The information on this page should not be construed as legal advice.
What's the Difference?
Restricted stock and restricted stock units (RSUs) are different things. "Units," which are used in a variety of different executive compensation instruments, generally represent a measurement of contractual rights to a company's stock. Often, the measurement is 1:1, meaning that each unit is exchanged for one share of stock upon the "settlement" of the units. In the case of RSUs, the amount of units that are earned by the employee vests similar to the common provisions of restricted stock. Employees earn units under the vesting conditions of the agreement, and are contractually entitled to exchange the units for stock or cash or some combination of the two depending upon the terms of the agreement.

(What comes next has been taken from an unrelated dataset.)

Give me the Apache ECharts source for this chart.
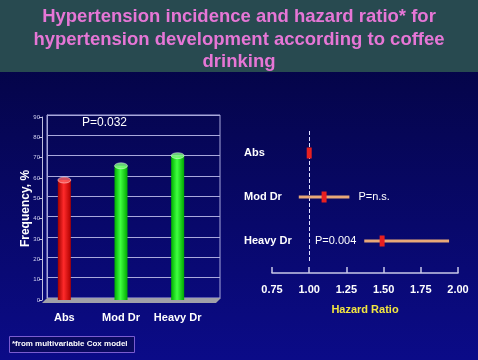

Restricted stock, on the other hand, is a grant of stock that has certain vesting conditions, usually related to the passage of time and continued employment. The holder has legal title to the stock, which is subject to the company's contractual right to repurchase if the vesting conditions are not met (i.e., the employee/founder is terminated or leaves the company).
Using One or the Other
When a startup has implemented an employee incentive plan that allows for grants of restricted stock or restricted stock units, the plan administrator may consider a couple of different factors in deciding which instrument to use.
Federal Income Tax - property, including stock in a company, triggers certain tax laws if it is given in exchange for service to a company. This results in income tax on the fair market value of the stock. This is particularly troubling for private company employees, since their ability to liquidate the stock to meet their tax burden is limited.

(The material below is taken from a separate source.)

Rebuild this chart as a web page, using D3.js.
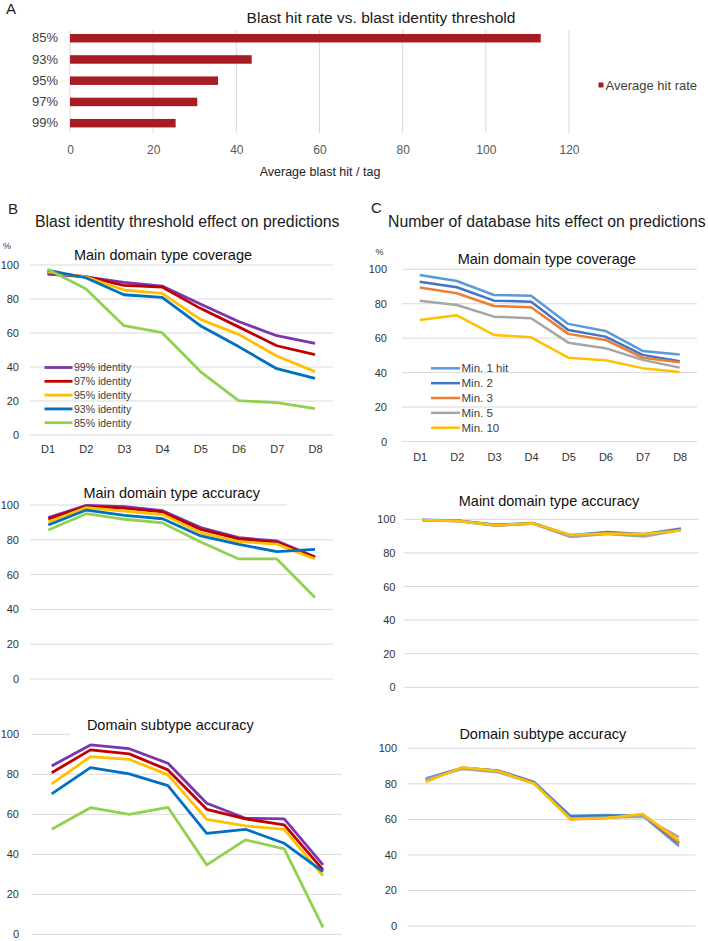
<!DOCTYPE html>
<html><head><meta charset="utf-8">
<script src="https://cdn.jsdelivr.net/npm/d3@7"></script>
<style>
body{margin:0;background:#fff;}
svg{display:block;font-family:"Liberation Sans",Arial,sans-serif;}
</style></head>
<body>
<svg id="chart" width="708" height="941"></svg>
<script>
// ---------- DATA ----------
const thresholds = ["85%","93%","95%","97%","99%"];
const avgHitRate = [113.2, 43.7, 35.6, 30.6, 25.4];
const hitTicks = [0,20,40,60,80,100,120];

const dCategories = ["D1","D2","D3","D4","D5","D6","D7","D8"];
const pctTicks = [0,20,40,60,80,100];

const identityLabels = ["99% identity","97% identity","95% identity","93% identity","85% identity"];
const identityColors = ["#7B35B0","#C00000","#FFC000","#0070C0","#92D050"];
const bCoverage = [
  [94.7, 93.0, 89.8, 87.6, 77.0, 66.8, 58.4, 53.9],
  [95.5, 93.2, 88.0, 87.0, 74.5, 63.6, 52.5, 47.3],
  [96.0, 93.0, 85.3, 83.3, 68.0, 59.2, 46.5, 37.3],
  [97.0, 92.5, 82.5, 81.0, 64.3, 52.0, 39.0, 33.3],
  [97.5, 86.0, 64.3, 60.2, 37.3, 20.2, 19.0, 15.5]
];
const bAccuracy = [
  [92.7, 99.8, 99.0, 96.7, 87.0, 81.2, 79.3, 70.3],
  [92.0, 99.2, 98.2, 96.0, 86.0, 80.5, 78.5, 69.8],
  [90.2, 98.5, 96.5, 94.5, 84.0, 79.0, 77.5, 69.0],
  [88.5, 97.1, 94.0, 92.1, 82.2, 77.4, 73.2, 74.5],
  [85.6, 95.0, 91.8, 89.7, 78.7, 69.0, 69.0, 46.9]
];
const bSubtype = [
  [84.2, 94.7, 92.8, 85.5, 65.5, 58.0, 57.7, 34.7],
  [80.8, 92.2, 90.2, 82.2, 62.5, 57.7, 54.7, 32.2],
  [75.2, 88.8, 87.5, 79.7, 57.5, 54.2, 52.5, 29.2],
  [70.2, 83.3, 80.2, 74.3, 50.5, 52.5, 45.5, 31.3],
  [52.5, 63.3, 60.0, 63.5, 34.7, 47.2, 42.7, 3.5]
];

const hitsLabels = ["Min. 1 hit","Min. 2","Min. 3","Min. 5","Min. 10"];
const hitsColors = ["#5B9BD5","#4472C4","#ED7D31","#A5A5A5","#FFC000"];
const cCoverage = [
  [96.7, 93.2, 85.1, 84.7, 68.3, 64.2, 52.6, 50.5],
  [92.8, 89.6, 81.8, 81.2, 64.8, 60.9, 50.3, 46.6],
  [89.4, 86.1, 78.7, 77.9, 62.5, 59.0, 48.7, 46.0],
  [81.8, 79.3, 72.5, 71.6, 57.4, 54.2, 47.4, 42.9],
  [70.6, 73.3, 61.9, 60.5, 48.7, 47.2, 42.6, 40.4]
];
const cAccuracy = [
  [99.7, 99.2, 96.8, 97.8, 90.5, 92.5, 91.2, 94.6],
  [99.6, 99.1, 96.6, 97.7, 90.3, 92.2, 91.0, 94.3],
  [99.5, 99.0, 96.3, 97.5, 89.8, 91.5, 90.3, 93.8],
  [99.5, 98.9, 96.2, 97.4, 89.5, 91.3, 89.8, 93.6],
  [99.6, 99.0, 96.5, 97.6, 90.8, 91.6, 91.2, 93.4]
];
const cSubtype = [
  [83.0, 89.0, 87.5, 81.0, 62.0, 62.5, 62.0, 45.0],
  [82.5, 89.0, 87.3, 80.8, 61.5, 62.0, 62.2, 46.5],
  [82.0, 88.8, 87.0, 80.5, 60.0, 60.8, 62.5, 47.0],
  [82.5, 88.3, 86.5, 80.2, 60.5, 61.0, 61.5, 50.0],
  [81.0, 89.3, 87.2, 80.0, 60.2, 60.8, 63.0, 48.0]
];

// ---------- DRAW ----------
const svg = d3.select("#chart");
const FONT = '"Liberation Sans",Arial,sans-serif';
const GRID = "#D9D9D9";

// Panel A
svg.append("text").attr("x",6).attr("y",14).attr("font-size",15).attr("fill","#222").text("A");
svg.append("text").attr("x",381).attr("y",23).attr("text-anchor","middle")
  .attr("font-size",15.5).attr("fill","#1a1a1a").text("Blast hit rate vs. blast identity threshold");
const ax = d3.scaleLinear().domain([0,120]).range([70,569]);
const ay = d3.scaleBand().domain(thresholds).range([27.6,133.8]).paddingInner(0.6).paddingOuter(0.3);
const gA = svg.append("g");
gA.selectAll("line.grid").data(hitTicks).join("line")
  .attr("x1",d=>ax(d)).attr("x2",d=>ax(d)).attr("y1",30).attr("y2",133)
  .attr("stroke",GRID).attr("stroke-width",1);
gA.selectAll("rect").data(thresholds).join("rect")
  .attr("x",ax(0)).attr("y",d=>ay(d)).attr("height",ay.bandwidth())
  .attr("width",(d,i)=>ax(avgHitRate[i])-ax(0)).attr("fill","#A61C22");
const axA = gA.append("g").attr("transform","translate(0,145)")
  .call(d3.axisBottom(ax).tickValues(hitTicks).tickSize(0).tickPadding(0));
axA.select(".domain").remove();
axA.selectAll("text").attr("font-size",12).attr("fill","#595959").attr("font-family",FONT).attr("dy","0.71em");
const ayA = gA.append("g").attr("transform","translate(58,0)")
  .call(d3.axisLeft(ay).tickSize(0).tickPadding(0));
ayA.select(".domain").remove();
ayA.selectAll("text").attr("font-size",13).attr("fill","#404040").attr("font-family",FONT);
svg.append("text").attr("x",320).attr("y",176).attr("text-anchor","middle")
  .attr("font-size",12.5).attr("fill","#222").text("Average blast hit / tag");
svg.append("rect").attr("x",598.5).attr("y",82.5).attr("width",5).attr("height",5).attr("fill","#A61C22");
svg.append("text").attr("x",605.5).attr("y",89.5).attr("font-size",13).attr("fill","#404040").text("Average hit rate");

// Panel headers
svg.append("text").attr("x",8).attr("y",213.5).attr("font-size",15).attr("fill","#222").text("B");
svg.append("text").attr("x",35).attr("y",227).attr("font-size",15.8).attr("fill","#1a1a1a")
  .text("Blast identity threshold effect on predictions");
svg.append("text").attr("x",371).attr("y",212.5).attr("font-size",15).attr("fill","#222").text("C");
svg.append("text").attr("x",388).attr("y",227).attr("font-size",15.8).attr("fill","#1a1a1a")
  .text("Number of database hits effect on predictions");
svg.append("text").attr("x",3).attr("y",249).attr("font-size",9).attr("fill","#333").text("%");
svg.append("text").attr("x",375.5).attr("y",255).attr("font-size",9).attr("fill","#333").text("%");

function lineChart(cfg){
  const g = svg.append("g");
  const x = d3.scalePoint().domain(dCategories).range(cfg.pts);
  const y = d3.scaleLinear().domain([0,100]).range(cfg.yr);
  g.selectAll("line.grid").data(pctTicks).join("line")
    .attr("x1",cfg.grid[0]).attr("x2",cfg.grid[1])
    .attr("y1",d=>y(d)).attr("y2",d=>y(d)).attr("stroke",GRID).attr("stroke-width",1);
  if(cfg.mask){
    g.append("rect").attr("x",cfg.mask[0]).attr("width",cfg.mask[1]-cfg.mask[0])
      .attr("y",y(100)-2).attr("height",4).attr("fill","#fff");
  }
  const ya = g.append("g").attr("transform",`translate(${cfg.lblX},0)`)
    .call(d3.axisLeft(y).tickValues(pctTicks).tickSize(0).tickPadding(0));
  ya.select(".domain").remove();
  ya.selectAll("text").attr("font-size",11).attr("fill","#333").attr("font-family",FONT);
  if(cfg.xlab){
    const xa = g.append("g").attr("transform",`translate(0,${cfg.xlab})`)
      .call(d3.axisBottom(x).tickSize(0).tickPadding(0));
    xa.select(".domain").remove();
    xa.selectAll("text").attr("font-size",11).attr("fill","#333").attr("font-family",FONT).attr("dy",0);
  }
  g.append("text").attr("x",cfg.title[0]).attr("y",cfg.title[1]).attr("text-anchor","middle")
    .attr("font-size",14.5).attr("fill","#111").text(cfg.name);
  const line = d3.line().x((d,i)=>x(dCategories[i])).y(d=>y(d));
  g.selectAll("path.s").data(cfg.series).join("path")
    .attr("d",line).attr("fill","none").attr("stroke",(d,i)=>cfg.colors[i])
    .attr("stroke-width",cfg.sw).attr("stroke-linejoin","round");
  if(cfg.legend){
    const L = cfg.legend;
    const lg = g.append("g");
    cfg.labels.forEach((lab,i)=>{
      const yy = L.y0 + i*L.dy;
      lg.append("line").attr("x1",L.x0).attr("x2",L.x1).attr("y1",yy).attr("y2",yy)
        .attr("stroke",cfg.colors[i]).attr("stroke-width",cfg.sw);
      lg.append("text").attr("x",L.x1+1.5).attr("y",yy+3.8).attr("font-size",L.fs)
        .attr("fill","#404040").text(lab);
    });
  }
}

lineChart({name:"Main domain type coverage",series:bCoverage,colors:identityColors,labels:identityLabels,
  pts:[47.5,315],grid:[30,333],yr:[435,265],lblX:19,xlab:453,title:[163,260],sw:2.8,
  legend:{x0:44.5,x1:72.5,y0:367.5,dy:13.8,fs:10.5}});
lineChart({name:"Main domain type accuracy",series:bAccuracy,colors:identityColors,
  pts:[48.3,315],grid:[30,333],yr:[679,505],lblX:19,title:[171.7,497.5],sw:2.8,mask:[287,334]});
lineChart({name:"Domain subtype accuracy",series:bSubtype,colors:identityColors,
  pts:[51.7,323],grid:[31.7,341.7],yr:[934.3,734.3],lblX:19,title:[170.3,730],sw:2.8,mask:[70,342]});

lineChart({name:"Main domain type coverage",series:cCoverage,colors:hitsColors,labels:hitsLabels,
  pts:[419.7,679.7],grid:[402,697],yr:[441.5,269.3],lblX:387,xlab:460.5,title:[546.8,263.5],sw:2.5,
  legend:{x0:431,x1:460,y0:368.3,dy:14.85,fs:11.5}});
lineChart({name:"Maint domain type accuracy",series:cAccuracy,colors:hitsColors,
  pts:[422,681],grid:[404,699],yr:[687.3,519.3],lblX:395.5,title:[549,505.7],sw:2.5});
lineChart({name:"Domain subtype accuracy",series:cSubtype,colors:hitsColors,
  pts:[425.7,679],grid:[407.3,695.7],yr:[926,748.3],lblX:397,title:[542.8,739.3],sw:2.5});
</script>
</body></html>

Restricted stock is optimal when the company has little to no value and the recipient makes an 83(b) election. Otherwise, this instrument may result in huge tax burdens on the employee recipient.
As with other forms of equity-based nonqualified deferred compensation, such as stock options, RSUs allow the recipient to defer recognition of income until the point when they exercise their contractual right to stock, assuming compliance with 409A. In a privately held company, the employee may be in a better position to liquidate their stock to pay their tax burden. Plans may also provide for cash payments, up to and exceeding the tax burden of the recipient, which could alleviate that concern.
Shareholder Treatment - Another consideration for management and the plan administrator is whether they want the recipients to become shareholders in the company. Restricted stock recipients typically have full rights as a shareholder for each of the shares they hold - whether they are vested or not. Since RSUs are not actual stock in the company, but rather a contractual right to such stock, the grant recipient only acquires shareholder status when, and to the extent, that the company settles the right with stock. Shareholder status is significant since shareholders vote on important corporate matters, have legal rights as minority shareholders, and the number of shareholders can impact a company's ability to remain private.